Our Work
Cook Inletkeeper is a community-based nonprofit organization that combines advocacy, education and science toward its mission to protect Alaska’s Cook Inlet watershed and the life it sustains. Inletkeeper’s monitoring and science work builds credibility with scientists and resource managers, its education and advocacy efforts enhance stewardship and citizen participation, and together, these efforts translate into Inletkeeper’s ability to effectively ensure a vibrant and healthy Cook Inlet watershed.
LAND ACKNOWLEDGEMENT > > > Cook Inletkeeper acknowledges that Dena'ina, Alutiiq and Sugpiaq people of Alaska's South-Central region have been in community here long before the occupations of settler culture, past and present. Sacred relationships to traditional lands and ways of life endure to this day and are essential matters of any developing environmental or economic solution for Alaska's future generations. Each of Cook Inletkeeper's public events and campaigns are an opportunity to honor the people that came before us and are an invitation to be part of an inclusive story of Cook Inlet moving forward. Learn more about the principles of "decolonization" and a "just transition", Here >>> Indigenous Environmental Network.
We are a water planet, and we are a water people. Water covers over 70% of our Earth, and water comprises roughly 60% of our body weight. Cook Inletkeeper believes clean water is a fundamental human right. And while we all have a right to clean water, we have a corresponding obligation to protect it for current and future generations.

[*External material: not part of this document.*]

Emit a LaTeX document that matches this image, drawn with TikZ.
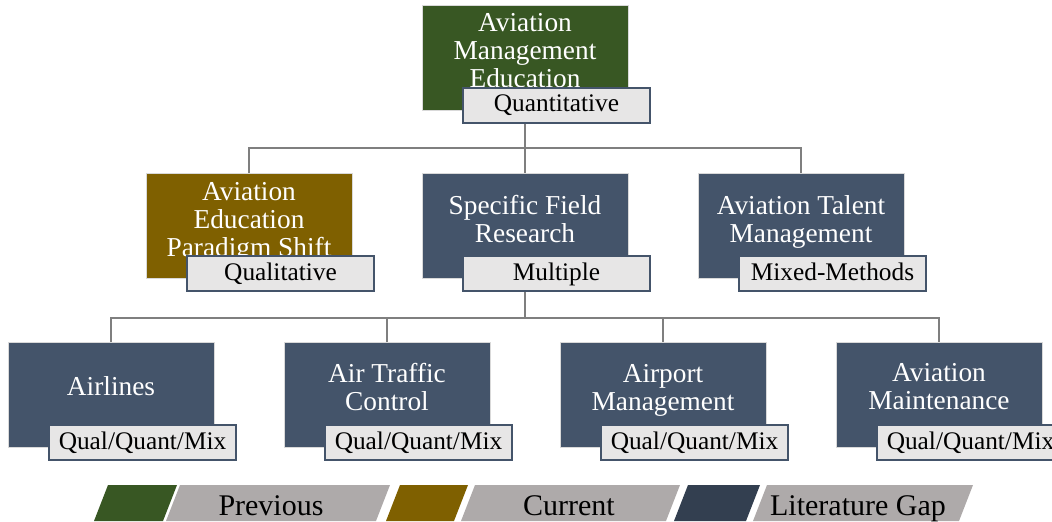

Healthy fish and wildlife habitats translate into healthy human habitat, and they support a full range of ecosystem services, such as water filtration, flood mitigation, and food chain productivity, to name but a few. While these ecosystem services are priceless, natural resource economists have estimated their value at trillions of dollars worldwide. Cook Inletkeeper recognizes healthy habitat as a vital strand in the ecological fabric that supports our families, our communities and our economies.


Successful local producers and fishers connect people to the land, our water and our resources. We see examples of success in our wild fisheries, and in some of our agricultural sectors. But there is clearly a huge amount of growth potential for Alaskans to be successful in producing food and other goods that will feed and sustain our communities far into the future.


Inletkeeper’s targeted energy strategies include aggressive legal, scientific and technical advocacy, effective citizen education and organizing, persuasive media outreach, and thoughtful pro-worker, pro-community messages.